Overall, Gragson’s most important lessons learned from his career-day were staying persistent and mentally focused. 

In leaning on these themes, he was able to score his first quality finish on a non-drafting track in Cup and was ranked the fifth-most efficient passer in the Pennzoil 400 according to Auto Racing Analytics at 35.9%.

Leaving Las Vegas, Gragson and the No. 10 team made their presence known. While he may have come up one-spot short of matching his career-best finish at NASCAR’s top level, the 25-year-old should have a tidal wave of momentum and confidence on his side entering Phoenix.
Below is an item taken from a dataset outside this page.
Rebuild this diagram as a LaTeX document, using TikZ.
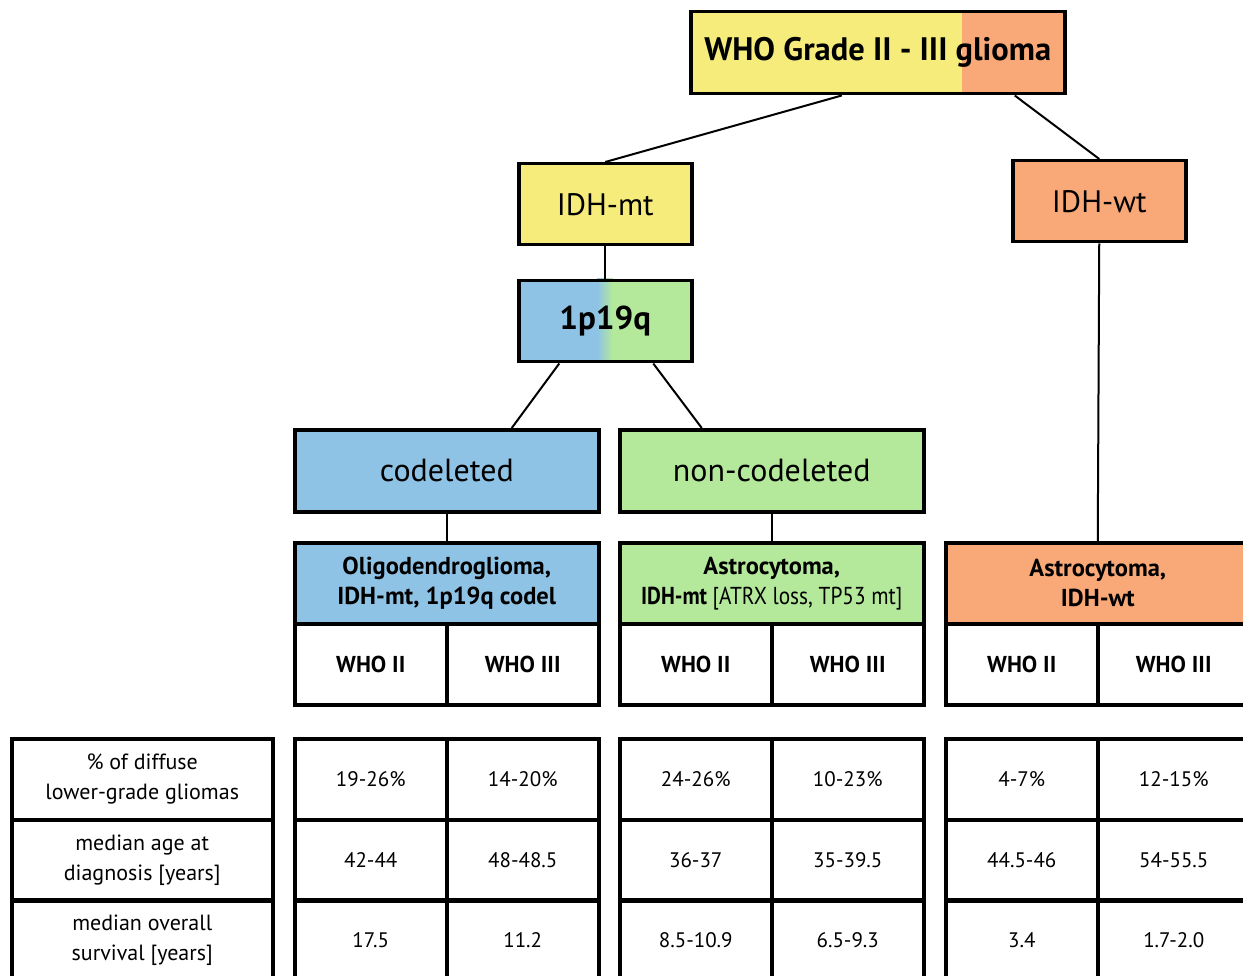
\documentclass[tikz,border=0pt]{standalone}
\usepackage{fontspec}
\usepackage{graphicx}
\setmainfont{PT Sans}
\usetikzlibrary{calc}
\definecolor{gyellow}{HTML}{F6EC7C}
\definecolor{gorange}{HTML}{F9A878}
\definecolor{gblue}{HTML}{8EC3E6}
\definecolor{ggreen}{HTML}{B4E99B}
\begin{document}
\begin{tikzpicture}[x=1pt,y=-1pt,
  box/.style={draw, line width=3.5pt, inner sep=0pt, anchor=north west, align=center},
  bigbox/.style={box, minimum width=173pt, minimum height=81pt, font=\fontsize{31}{36}\selectfont},
  branch/.style={box, minimum width=304pt, minimum height=82pt, font=\fontsize{32}{36}\selectfont},
  head/.style={box, minimum width=304pt, minimum height=81pt, font=\fontsize{24.5}{30}\selectfont\bfseries},
  cell/.style={box, minimum width=152pt, minimum height=81pt, font=\fontsize{21}{30}\selectfont},
  whocell/.style={cell, font=\fontsize{23}{26}\selectfont\bfseries},
  label/.style={box, minimum width=261pt, minimum height=81pt, font=\fontsize{22}{30}\selectfont},
  link/.style={line width=2pt}]
\useasboundingbox (0,0) rectangle (1243,976);
\clip (0,0) rectangle (1243,976);

% title box: yellow with an orange tail
\fill[gyellow] (689,10) rectangle (962,92);
\fill[gorange] (962,10) rectangle (1063,92);
\node[box, minimum width=374pt, minimum height=82pt, font=\fontsize{32.5}{36}\selectfont\bfseries]
  (top) at (689,10) {WHO Grade II - III glioma};

% IDH status
\node[bigbox, fill=gyellow] (mt) at (517,162) {IDH-mt};
\node[bigbox, fill=gorange] (wt) at (1011,159) {IDH-wt};

% 1p19q box: blue fading into green
\fill[gblue] (517,279) rectangle (597,360);
\shade[left color=gblue, right color=ggreen] (597,279) rectangle (613,360);
\fill[ggreen] (613,279) rectangle (690,360);
\node[bigbox, font=\fontsize{33}{36}\selectfont\bfseries] (pq) at (517,279) {1p19q};

% codeletion status
\node[branch, fill=gblue] (cod) at (293,428) {codeleted};
\node[branch, fill=ggreen] (non) at (618,428) {non-codeleted};

% entity headers
\node[head, fill=gblue] (hcod) at (293,541) {Oligodendroglioma,\\IDH-mt, 1p19q codel};
\node[head, fill=ggreen] (hnon) at (618,541)
  {Astrocytoma,\\\scalebox{0.87}[1]{IDH-mt \mdseries[ATRX loss, TP53 mt]}};
\node[head, fill=gorange] (hwt) at (944,541) {Astrocytoma,\\IDH-wt};

% grade cells
\node[whocell] (c2) at (293,622) {WHO II};
\node[whocell] (c3) at (445,622) {WHO III};
\node[whocell] (n2) at (618,622) {WHO II};
\node[whocell] (n3) at (770,622) {WHO III};
\node[whocell] (w2) at (944,622) {WHO II};
\node[whocell] (w3) at (1096,622) {WHO III};

% row labels
\node[label] (l1) at (10,737) {\% of diffuse\\lower-grade gliomas};
\node[label] (l2) at (10,818) {median age at\\diagnosis [years]};
\node[label] (l3) at (10,898) {median overall\\survival [years]};

% values: codeleted oligodendroglioma
\node[cell] (c2a) at (293,737) {19-26\%};
\node[cell] (c3a) at (445,737) {14-20\%};
\node[cell] (c2b) at (293,818) {42-44};
\node[cell] (c3b) at (445,818) {48-48.5};
\node[cell] (c2c) at (293,898) {17.5};
\node[cell] (c3c) at (445,898) {11.2};

% values: IDH-mt astrocytoma
\node[cell] (n2a) at (618,737) {24-26\%};
\node[cell] (n3a) at (770,737) {10-23\%};
\node[cell] (n2b) at (618,818) {36-37};
\node[cell] (n3b) at (770,818) {35-39.5};
\node[cell] (n2c) at (618,898) {8.5-10.9};
\node[cell] (n3c) at (770,898) {6.5-9.3};

% values: IDH-wt astrocytoma
\node[cell] (w2a) at (944,737) {4-7\%};
\node[cell] (w3a) at (1096,737) {12-15\%};
\node[cell] (w2b) at (944,818) {44.5-46};
\node[cell] (w3b) at (1096,818) {54-55.5};
\node[cell] (w2c) at (944,898) {3.4};
\node[cell] (w3c) at (1096,898) {1.7-2.0};

% tree connectors
\draw[link] ([xshift=-36pt]top.south) -- (mt.north);
\draw[link] ([xshift=137pt]top.south) -- (wt.north);
\draw[link] (mt.south) -- (pq.north);
\draw[link] ([xshift=-46pt]pq.south) -- ([xshift=65pt]cod.north);
\draw[link] ([xshift=48pt]pq.south) -- ([xshift=-70pt]non.north);
\draw[link] (cod.south) -- (hcod.north);
\draw[link] (non.south) -- (hnon.north);
\draw[link] (wt.south) -- (hwt.north);
\end{tikzpicture}
\end{document}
“Last year was a challenge,” Gragson said. “I felt like I had to drive way over my head just to keep up for like 33rd. This, I feel a lot calmer, a lot more relaxed, the car has a lot of speed, and that allows me just to be patient and methodical and letting the race come to me. 

“It’s just our third race together as a group, so we want to keep on growing. Communication is everything, and it’s going to still take weeks to keep on growing, but we’re going to get there.”